Intentar imitar a William Faulkner es el camino más directo a la derrota del escritor. Su literatura se sirvió, en exclusiva, para ser leída. Nada más. Créanme, sé lo que me digo. Lean pues la obra de William Faulkner. Siempre se es demasiado joven la primera vez. Y la segunda. Y la tercera. En fin.
Para el autor de Luz de agosto, sin embargo, la derrota es —dolor en Hollywood, el pan para Rowan Oak— gasolina que prender con la chispa que surge al componer la última palabra de cada nueva obra.
Al modo de Coppola —preguntado y respondiendo sobre su Apocalypse now algo después—, Faulkner no escribió una historia del sur: escribió el sur. Es un concepto: el cosmos (perdón) faulkneriano —su Jefferson, su Yoknapatawpha— es total en cada una de sus ficciones de forma independiente y es engranaje de un único proyecto creativo. Se podría decir que el esquema es bien sencillo (perdón de nuevo: ¡y un carajo!), porque siempre es el mismo. El arco/mundo en el que se mueven sus personajes sigue el curso sinuoso del Mississippi, tan sujeto al imperio de la naturaleza, impredecible.

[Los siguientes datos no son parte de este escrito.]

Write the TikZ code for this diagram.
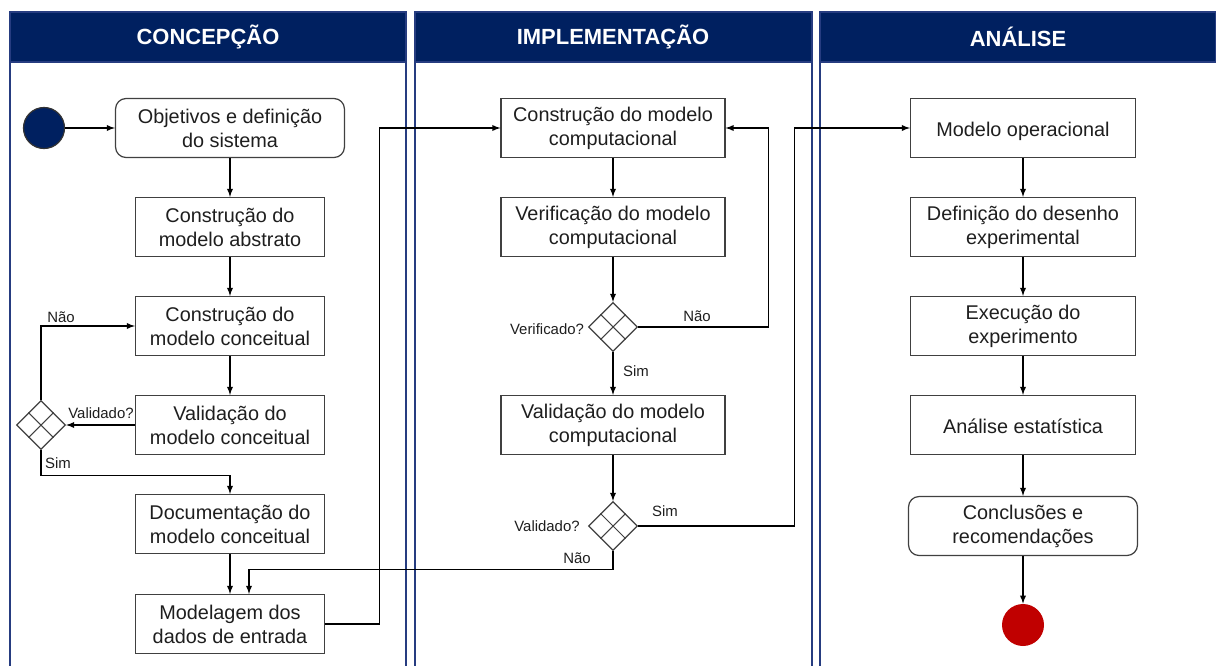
\documentclass[tikz,border=0pt]{standalone}
\usepackage{fontspec}
\setmainfont{Liberation Sans}
\usepackage{tikz}
\usetikzlibrary{arrows,shapes,positioning,calc}
\usepackage{xcolor}
\definecolor{lanenavy}{RGB}{0,32,96}
\definecolor{laneline}{RGB}{38,60,128}
\definecolor{boxgray}{RGB}{64,64,64}
\definecolor{textgray}{RGB}{30,30,30}
\definecolor{endred}{RGB}{192,0,0}
\tikzstyle{lane} = [draw=laneline, line width=0.8pt]
\tikzstyle{header} = [fill=lanenavy, draw=laneline, line width=0.8pt]
\tikzstyle{headtext} = [text=white, font=\bfseries\fontsize{12.5}{15}\selectfont]
\tikzstyle{activity} = [rectangle, minimum width=3.78cm, minimum height=1.18cm, align=center, draw=boxgray, line width=0.7pt, text=textgray]
\tikzstyle{terminal} = [activity, rounded corners=6pt, minimum width=4.58cm]
\tikzstyle{decision} = [diamond, aspect=1, minimum width=0.98cm, minimum height=0.98cm, inner sep=0pt, draw=boxgray, line width=0.7pt]
\tikzstyle{guard} = [font=\fontsize{8.5}{10}\selectfont, inner sep=0pt, text=textgray]
\tikzstyle{arrow} = [line width=0.6pt,->,>=latex]
\tikzstyle{line} = [line width=0.6pt]

\begin{document}
\begin{tikzpicture}[x=0.02cm, y=-0.02cm, every node/.style={font=\fontsize{11.3}{13.6}\selectfont}]
\useasboundingbox (0,0) rectangle (1216,666);

% Lanes
\draw[lane] (10,62) -- (10,666) (406,62) -- (406,666);
\draw[lane] (415,62) -- (415,666) (812,62) -- (812,666);
\draw[lane] (820,62) -- (820,666);
\draw[header] (10,12) rectangle (406,62);
\draw[header] (415,12) rectangle (812,62);
\draw[header] (820,12) rectangle (1216,62);
\node[headtext] (h1) at (208,37) {CONCEPÇÃO};
\node[headtext] (h2) at (613,37) {IMPLEMENTAÇÃO};
\node[headtext] (h3) at (1018,37) {ANÁLISE};

% Concepcao
\node[circle, minimum size=0.82cm, fill=lanenavy, draw=black!80, line width=0.7pt] (start) at (44,128) {};
\node[terminal] (obj) at (230,128) {Objetivos e definição\\do sistema};
\node[activity] (abst) at (230,227) {Construção do\\modelo abstrato};
\node[activity] (conc) at (230,326) {Construção do\\modelo conceitual};
\node[activity] (valc) at (230,425) {Validação do\\modelo conceitual};
\node[decision] (dc) at (41,425) {};
\node[activity] (doc) at (230,524) {Documentação do\\modelo conceitual};
\node[activity] (dados) at (230,624) {Modelagem dos\\dados de entrada};

% Implementacao
\node[activity, minimum width=4.48cm] (cons) at (613,128) {Construção do modelo\\computacional};
\node[activity, minimum width=4.48cm] (verif) at (613,227) {Verificação do modelo\\computacional};
\node[decision] (dv) at (613,327) {};
\node[activity, minimum width=4.48cm] (valcomp) at (613,425) {Validação do modelo\\computacional};
\node[decision] (dval) at (613,526) {};

% Analise
\node[activity, minimum width=4.5cm, text height=11.7pt, text depth=2.5pt] (oper) at (1023,128) {Modelo operacional};
\node[activity, minimum width=4.5cm] (des) at (1023,227) {Definição do desenho\\experimental};
\node[activity, minimum width=4.5cm] (exec) at (1023,326) {Execução do\\experimento};
\node[activity, minimum width=4.5cm, text height=11.7pt, text depth=2.5pt] (anal) at (1023,425) {Análise estatística};
\node[terminal] (concl) at (1023,526) {Conclusões e\\recomendações};
\node[circle, minimum size=0.84cm, fill=endred] (fim) at (1023,625) {};

\foreach \d in {dc,dv,dval} {
  \draw[line, boxgray] ($(\d.north)!0.5!(\d.west)$) -- ($(\d.south)!0.5!(\d.east)$);
  \draw[line, boxgray] ($(\d.north)!0.5!(\d.east)$) -- ($(\d.south)!0.5!(\d.west)$);
}

% Guards
\node[guard] (g1) at (101,413) {Validado?};
\node[guard] (g2) at (61,317) {Não};
\node[guard] (g3) at (58,463) {Sim};
\node[guard] (g4) at (547,329) {Verificado?};
\node[guard] (g5) at (697,316) {Não};
\node[guard] (g6) at (636,371) {Sim};
\node[guard] (g7) at (547,526) {Validado?};
\node[guard] (g8) at (665,511) {Sim};
\node[guard] (g9) at (577,558) {Não};

% Connections
\draw[arrow] (start) -- (obj);
\draw[arrow] (obj) -- (abst);
\draw[arrow] (abst) -- (conc);
\draw[arrow] (conc) -- (valc);
\draw[arrow] (valc.west) -- (dc.east);
\draw[arrow] (dc.north) |- (conc.west);
\draw[arrow] (dc.south) -- ++(0,25) -| (doc.north);
\draw[arrow] (doc) -- (dados);
\draw[arrow] (dados.east) -- ++(54,0) |- (cons.west);
\draw[arrow] (cons) -- (verif);
\draw[arrow] (verif) -- (dv);
\draw[arrow] (dv.east) -- ++(130,0) |- (cons.east);
\draw[arrow] (dv) -- (valcomp);
\draw[arrow] (valcomp) -- (dval);
\draw[arrow] (dval.east) -- ++(156,0) |- (oper.west);
\draw[arrow] (dval.south) -- ++(0,18) -| ($(dados.north)+(19,0)$);
\draw[arrow] (oper) -- (des);
\draw[arrow] (des) -- (exec);
\draw[arrow] (exec) -- (anal);
\draw[arrow] (anal) -- (concl);
\draw[arrow] (concl) -- (fim);
\end{tikzpicture}
\end{document}
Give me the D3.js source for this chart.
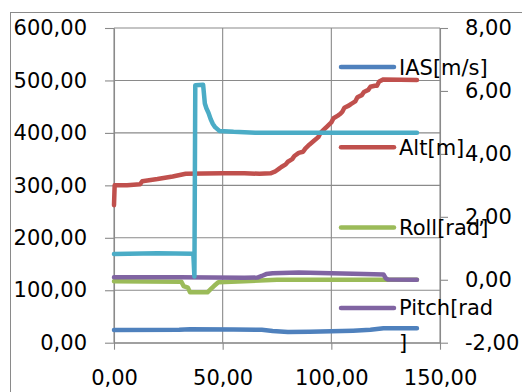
<!DOCTYPE html>
<html>
<head>
<meta charset="utf-8">
<script src="https://cdn.jsdelivr.net/npm/d3@7"></script>
<style>
  body { margin: 0; background: #fff; }
  svg { display: block; }
  text { font-family: "DejaVu Sans", sans-serif; fill: #000; }
</style>
</head>
<body>
<svg id="chart" width="522" height="392"></svg>
<script>
// ---- data: flight log, time on x ----
const xTicks = [0, 50, 100, 150];
const leftTicks = [0, 100, 200, 300, 400, 500, 600];
const rightTicks = [-2, 0, 2, 4, 6, 8];

// IAS [m/s] (left axis)
const iasData = [[0,24],[30,24.5],[35,25.5],[55,25],[68,24.5],[73,22.5],[80,20.5],[90,21],[100,22],[110,23],[118,24.5],[124,27.5],[139.4,27.5]];

// Alt [m] (left axis)
const altData = [[0,262],[0.3,300],[6,300],[12,302],[13,308],[20,312],[27,317],[33,322],[50,323],[60,323],[67,322],[72,323],[74,326],[76,332],[77,335],[79,340],[80,345],[82,350],[83,356],[85,362],[87,364],[88,370],[90,378],[92,385],[94,392],[95,400],[97,408],[98,412],[100,420],[101,428],[103,433],[104,436],[105,440],[106,448],[108,452],[109,455],[111,460],[112,468],[114,472],[115,478],[117,482],[118,488],[120,490],[121,490],[122,498],[124,502],[139.4,501]];

// Roll [rad] (right axis)
const rollData = [[0,-0.05],[31,-0.06],[32,-0.2],[34,-0.25],[35,-0.4],[43,-0.4],[44.5,-0.3],[46,-0.2],[48,-0.08],[60,-0.05],[75,0],[125,0],[139.4,0]];

// Pitch [rad] (right axis)
const pitchData = [[0,0.08],[30,0.08],[45,0.07],[60,0.06],[66,0.07],[68,0.12],[70,0.18],[73,0.21],[85,0.23],[100,0.21],[115,0.18],[124,0.17],[125,0.05],[126,0.01],[139.4,0]];

// Yaw [rad] (right axis)
const yawData = [[0,0.82],[20,0.84],[36.5,0.83],[37,0.1],[37.4,6.18],[41,6.2],[41.8,5.6],[42.5,5.45],[43.5,5.3],[44.5,5.1],[45.5,4.95],[46.5,4.85],[48.5,4.73],[55,4.7],[65,4.67],[139.4,4.67]];

const seriesNames = ["IAS[m/s]", "Alt[m]", "Roll[rad]", "Pitch[rad]", "Yaw[rad]"];
const seriesColors = ["#4F81BD", "#C0504D", "#9BBB59", "#8064A2", "#4BACC6"];
const legendShown = 4;

// ---- layout ----
const svg = d3.select("#chart");
const plot = { left: 114, right: 440, top: 28, bottom: 342.7 };
const grid = "#8a8a8a";
const fontSize = 21;

const locale = d3.formatLocale({ decimal: ",", thousands: ".", grouping: [3], currency: ["", ""], minus: "-" });
const fmt = locale.format(".2f");

const x = d3.scaleLinear().domain([0, 150]).range([plot.left, plot.right]);
const yL = d3.scaleLinear().domain([0, 600]).range([plot.bottom, plot.top]);
const yR = d3.scaleLinear().domain([-2, 8]).range([plot.bottom, plot.top]);

// outer chart frame
svg.append("rect")
  .attr("x", 10.5).attr("y", 12.5).attr("width", 620).attr("height", 500)
  .attr("fill", "none").attr("stroke", grid).attr("stroke-width", 1);

// gridlines
svg.append("g").selectAll("line").data(leftTicks).join("line")
  .attr("x1", plot.left).attr("x2", plot.right)
  .attr("y1", d => yL(d)).attr("y2", d => yL(d))
  .attr("stroke", grid).attr("stroke-width", 1.1);
svg.append("g").selectAll("line").data(xTicks).join("line")
  .attr("x1", d => x(d)).attr("x2", d => x(d))
  .attr("y1", plot.top).attr("y2", plot.bottom)
  .attr("stroke", grid).attr("stroke-width", 1.1);

function styleAxis(g) {
  g.select(".domain").attr("stroke", grid).attr("stroke-width", 1.1);
  g.selectAll(".tick line").attr("stroke", grid).attr("stroke-width", 1.1);
  g.selectAll(".tick text").attr("font-size", fontSize).attr("font-family", "DejaVu Sans").attr("fill", "#000");
}

svg.append("g").attr("transform", `translate(${plot.left},0)`)
  .call(d3.axisLeft(yL).tickValues(leftTicks).tickFormat(fmt).tickSize(9).tickSizeOuter(0).tickPadding(18))
  .call(styleAxis);

svg.append("g").attr("transform", `translate(${plot.right},0)`)
  .call(d3.axisRight(yR).tickValues(rightTicks).tickFormat(fmt).tickSize(8).tickSizeOuter(0).tickPadding(17))
  .call(styleAxis);

svg.append("g").attr("transform", `translate(0,${plot.bottom})`)
  .call(d3.axisBottom(x).tickValues(xTicks).tickFormat(fmt).tickSize(7).tickSizeOuter(0).tickPadding(20))
  .call(styleAxis);

// series lines
const series = [
  { data: iasData, y: yL },
  { data: altData, y: yL },
  { data: rollData, y: yR },
  { data: pitchData, y: yR },
  { data: yawData, y: yR }
];

series.forEach((s, i) => {
  const line = d3.line().x(d => x(d[0])).y(d => s.y(d[1]));
  svg.append("path")
    .attr("d", line(s.data))
    .attr("fill", "none")
    .attr("stroke", seriesColors[i])
    .attr("stroke-width", 4.5)
    .attr("stroke-linejoin", "round")
    .attr("stroke-linecap", "round");
});

// legend (right side, over the plot)
const legend = svg.append("g");
const legX = 341, legLineLen = 53, legTextX = 399, legTop = 67, legStep = 80.3, maxTextW = 97;

seriesNames.slice(0, legendShown).forEach((name, i) => {
  const cy = legTop + i * legStep;
  legend.append("line")
    .attr("x1", legX).attr("x2", legX + legLineLen)
    .attr("y1", cy).attr("y2", cy)
    .attr("stroke", seriesColors[i]).attr("stroke-width", 4.5)
    .attr("stroke-linecap", "round");

  // wrap label onto a second line when it is too wide
  const t = legend.append("text")
    .attr("x", legTextX).attr("y", cy).attr("dy", "0.36em")
    .attr("font-size", fontSize).text(name);
  if (t.node().getComputedTextLength() > maxTextW) {
    let cut = name.length;
    while (cut > 1) {
      cut--;
      t.text(name.slice(0, cut));
      if (t.node().getComputedTextLength() <= maxTextW) break;
    }
    legend.append("text")
      .attr("x", legTextX).attr("y", cy + 35).attr("dy", "0.36em")
      .attr("font-size", fontSize).text(name.slice(cut));
  }
});
</script>
</body>
</html>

Hablamos de un hombre que, como escritor, apenas vendía unos tres mil ejemplares de promedio y que se hizo con el Nobel de literatura en 1949, el Pulitzer en 1955 y el Natinonal Book Award de forma póstuma con la publicación de sus cuentos completos. Hoy tan siquiera sería publicado.
De todos los maestros a los que un aspirante se presenta (no así para el hedonismo lector), el más duro es William Faulkner. Porque te lo enseña todo, desde El ruido y la furia pasando por ¡Absalom, Absalom! (¡Ay!) hasta Desciende Moises. Y aunque se antoje difícil encontrar ficción más rica —en todos los aspectos de la artesanía narrativa, lean a Faulkner (again)— su literatura es preñez, tan solo, de lo visto y vivido: siempre el sur. Desparrama una obra que, en esencia y por definición, es localista; que se vuelve universal: clava el jalón que delimita su paso literario en la Historia en un antes y un después. Faulkner es, en justicia, un clásico (sin él ni García Márquez o Rulfo, por decir, lucirían lomos en anaqueles).
Al registrarse en el hotel de Oslo con motivo del más grande de los premios, y preguntado por su profesión en la recepción, William Cuthbert Faulkner declaró ser granjero. Mentía y no. Pero decía la verdad. Porque ese es el oficio.